If the LNT model is as flawed as these critics argue, how did it become the foundation of our regulatory framework, not to mention our cultural attitudes, regarding radiation? The first strong evidence of a connection between radiation and genetic damage came from experiments in 1926 and 1927 by the American geneticist Hermann Joseph Muller. Muller exposed groups of fruit flies to high doses of X-rays at high rates, reporting what looked to be definitive evidence of mutagenesis, or the production of genetic mutations. He eventually won a Nobel Prize in 1946 for this work, claiming in his Nobel lecture that there was “no escape from the conclusion that there is no threshold dose.”
Carol Marcus, a radiobiologist and nuclear medicine physician at UCLA, put matters more succinctly: “The LNT is based on hogwash.”
Further research in the interim since Muller’s early experiments, however, suggested that in fact there was a threshold at low doses or exposure rates.
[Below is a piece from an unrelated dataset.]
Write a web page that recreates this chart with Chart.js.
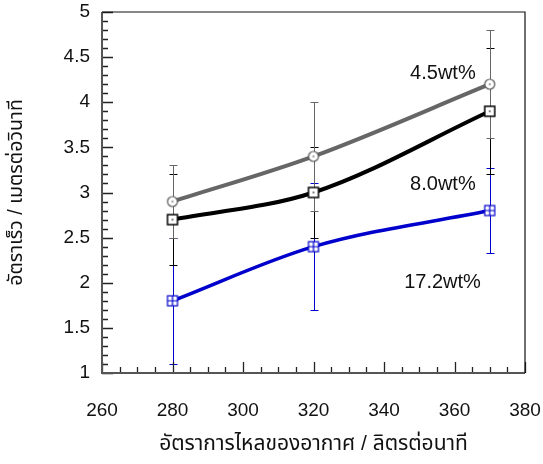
<!DOCTYPE html>
<html>
<head>
<meta charset="utf-8">
<script src="https://cdn.jsdelivr.net/npm/chart.js@4/dist/chart.umd.min.js"></script>
<style>
html,body{margin:0;padding:0;background:#fff;}
#wrap{width:543px;height:464px;position:relative;}
</style>
</head>
<body>
<div id="wrap"><canvas id="c" width="543" height="464"></canvas></div>
<script>
// ---- data ----
const airFlow = [280, 320, 370];
const speed45 = [2.9, 3.4, 4.2];
const err45 = [0.4, 0.6, 0.6];
const speed80 = [2.7, 3.0, 3.9];
const err80 = [0.5, 0.5, 0.7];
const speed172 = [1.8, 2.4, 2.8];
const err172 = [0.7, 0.7, 0.47];
const seriesLabels = ['4.5wt%', '8.0wt%', '17.2wt%'];
const labelX = [356.7, 356.7, 356.6];
const labelY = [4.32, 3.09, 2.0];
const xTitle = 'อัตราการไหลของอากาศ / ลิตรต่อนาที';
const yTitle = 'อัตราเร็ว / เมตรต่อวินาที';

const THAI = "'Liberation Sans', 'Noto Sans Thai', 'Noto Sans', 'DejaVu Sans', sans-serif";
const NUM = "'Liberation Sans', Arial, sans-serif";

function makeMarker(kind) {
  const s = 14;
  const cv = document.createElement('canvas');
  cv.width = s; cv.height = s;
  const g = cv.getContext('2d');
  const c = s / 2;
  if (kind === 'circle') {
    g.beginPath(); g.arc(c, c, 5, 0, Math.PI * 2);
    g.fillStyle = '#fff'; g.fill();
    g.lineWidth = 1.2; g.strokeStyle = '#555'; g.stroke();
    g.fillStyle = '#444'; g.fillRect(c - 0.7, c - 0.7, 1.4, 1.4);
  } else if (kind === 'square') {
    g.fillStyle = '#fff'; g.fillRect(c - 5, c - 5, 10, 10);
    g.lineWidth = 1.5; g.strokeStyle = '#000'; g.strokeRect(c - 5, c - 5, 10, 10);
    g.fillStyle = '#000'; g.fillRect(c - 0.7, c - 0.7, 1.4, 1.4);
  } else {
    g.fillStyle = '#fff'; g.fillRect(c - 5, c - 5, 10, 10);
    g.lineWidth = 1.2; g.strokeStyle = '#0000cc'; g.strokeRect(c - 5, c - 5, 10, 10);
    g.beginPath(); g.moveTo(c - 5, c); g.lineTo(c + 5, c); g.moveTo(c, c - 5); g.lineTo(c, c + 5); g.stroke();
  }
  return cv;
}

const errs = [err172, err80, err45];
const errColors = ['#0000cc', '#000000', '#666666'];

const errorBarPlugin = {
  id: 'errbars',
  beforeDatasetsDraw(chart) {
    const ctx = chart.ctx;
    const xs = chart.scales.x, ys = chart.scales.y;
    chart.data.datasets.forEach((ds, i) => {
      ctx.save();
      ctx.strokeStyle = errColors[i];
      ctx.lineWidth = 1;
      ds.data.forEach((p, j) => {
        const e = errs[i][j];
        const px = Math.round(xs.getPixelForValue(p.x)) + 0.5;
        const yt = Math.round(ys.getPixelForValue(p.y + e)) + 0.5;
        const yb = Math.round(ys.getPixelForValue(p.y - e)) + 0.5;
        ctx.beginPath();
        ctx.moveTo(px, yt); ctx.lineTo(px, yb);
        ctx.moveTo(px - 4, yt); ctx.lineTo(px + 4, yt);
        ctx.moveTo(px - 4, yb); ctx.lineTo(px + 4, yb);
        ctx.stroke();
      });
      ctx.restore();
    });
  }
};

const framePlugin = {
  id: 'frame',
  afterDraw(chart) {
    const ctx = chart.ctx;
    const a = chart.chartArea;
    const xs = chart.scales.x, ys = chart.scales.y;
    ctx.save();
    ctx.strokeStyle = '#222';
    ctx.lineWidth = 1.3;
    ctx.beginPath();
    for (let v = 260; v <= 380; v += 5) {
      const px = Math.round(xs.getPixelForValue(v)) + 0.5;
      const len = (v % 20 === 0) ? 11 : 6;
      ctx.moveTo(px, a.bottom); ctx.lineTo(px, a.bottom - len);
    }
    for (let k = 10; k <= 50; k++) {
      const v = k / 10;
      const py = Math.round(ys.getPixelForValue(v)) + 0.5;
      const len = (k % 5 === 0) ? 11 : 6;
      ctx.moveTo(a.left, py); ctx.lineTo(a.left + len, py);
    }
    ctx.stroke();
    ctx.strokeStyle = '#555';
    ctx.lineWidth = 2;
    ctx.beginPath();
    ctx.moveTo(a.left, a.top); ctx.lineTo(a.left, a.bottom); ctx.lineTo(a.right, a.bottom);
    ctx.stroke();
    ctx.strokeStyle = '#111';
    ctx.lineWidth = 1.2;
    ctx.beginPath();
    ctx.moveTo(a.left, a.top); ctx.lineTo(a.right, a.top); ctx.lineTo(a.right, a.bottom);
    ctx.stroke();
    ctx.fillStyle = '#111';
    ctx.font = '20px ' + NUM;
    ctx.textAlign = 'center';
    ctx.textBaseline = 'middle';
    seriesLabels.forEach((t, i) => {
      ctx.fillText(t, xs.getPixelForValue(labelX[i]), ys.getPixelForValue(labelY[i]));
    });
    ctx.restore();
  }
};

const toPts = (ys) => airFlow.map((x, i) => ({ x, y: ys[i] }));

new Chart(document.getElementById('c'), {
  type: 'line',
  data: {
    datasets: [
      { label: '17.2wt%', data: toPts(speed172), borderColor: '#0000cc', borderWidth: 3.5,
        pointStyle: makeMarker('cross'), pointRadius: 6, cubicInterpolationMode: 'monotone' },
      { label: '8.0wt%', data: toPts(speed80), borderColor: '#000000', borderWidth: 4,
        pointStyle: makeMarker('square'), pointRadius: 6, cubicInterpolationMode: 'monotone' },
      { label: '4.5wt%', data: toPts(speed45), borderColor: '#666666', borderWidth: 4,
        pointStyle: makeMarker('circle'), pointRadius: 6, cubicInterpolationMode: 'monotone' }
    ]
  },
  options: {
    responsive: false,
    animation: false,
    layout: { padding: { left: 0, right: 18, top: 12, bottom: 0 } },
    plugins: { legend: { display: false }, tooltip: { enabled: false } },
    scales: {
      x: {
        type: 'linear', min: 260, max: 380,
        grid: { display: false, drawTicks: false },
        border: { display: false },
        ticks: { stepSize: 20, padding: 26, color: '#111', font: { family: NUM, size: 19 } },
        title: { display: true, text: xTitle, color: '#111', font: { family: THAI, size: 21 }, padding: { top: 0, bottom: 7 } },
        afterFit(s) { s.height = 91; s.paddingLeft = 0; s.paddingRight = 0; s.paddingTop = 0; s.paddingBottom = 0; }
      },
      y: {
        type: 'linear', min: 1, max: 5,
        grid: { display: false, drawTicks: false },
        border: { display: false },
        ticks: { stepSize: 0.5, padding: 12, color: '#111', font: { family: NUM, size: 19 },
          callback: (v) => String(v) },
        title: { display: true, text: yTitle, color: '#111', font: { family: THAI, size: 19.5 }, padding: { top: 5, bottom: 0 } },
        afterFit(s) { s.width = 102; s.paddingLeft = 0; s.paddingRight = 0; s.paddingTop = 0; s.paddingBottom = 0; }
      }
    }
  },
  plugins: [errorBarPlugin, framePlugin]
});
</script>
</body>
</html>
It remains unclear whether Muller merely dismissed these new findings as incorrect, or purposely ignored them. Edward J. Calabrese, a toxicologist at the University of Massachusetts Amherst, is the most vocal proponent of the latter view. He argues that close examination of the historical and scientific record proves that Muller was being intentionally “misleading and deceptive,” and tried to “blunt criticism of [his] Nobel Prize lecture and its impact on his reputation.”
But others have responded that Muller was an extraordinarily conscientious researcher and his unequivocal support of the LNT was based on his honest, if imperfect, appraisal of the scientific evidence of the time. In any event, Muller’s Nobel speech helped cement the scientific acceptance of the LNT model, and the 1956 recommendations of the National Academy of Sciences’ Committee on the Biological Effects of Atomic Radiation (BEAR I) made it official. Subsequent NAS committees combined the work of Muller and others on radiation mutagenesis with preliminary analyses of data for Hiroshima and Nagasaki to extend the application of the LNT to carcinogenesis.
This, the LNT’s opponents argue, was a major mistake. The possibility of huge doses of radiation causing genetic mutations in future generations, which was the core of Muller’s work, is one thing; causing cancer in living organisms with low radiation doses over time is quite different. In other words, a high dose of radiation all at once isn’t the same thing as small amounts over a long time.
Siegel, Pennington, Sacks, and Welsh have pointed out that “the difference between the lowest experimental dose [used by Muller] and zero dose is huge,” arguing that it’s “unacceptable to simply assume, without further observation,” that there’s some lasting damage all the way down to the lowest dose. As far back as the 16th century, it was recognised that while a substance might be harmless or even beneficial in small amounts, there is a threshold above which it becomes harmful. According to the Renaissance physician Paracelsus, known as the father of toxicology, “Poison is in everything, and no thing is without poison. The dosage makes it either a poison or a remedy.”
Nonetheless, as the New York Times science reporter Gina Kolata noted nearly two decades ago, “the idea that radiation’s effects were directly proportional to its dose caught hold and soon was being used to predict cancer cases.”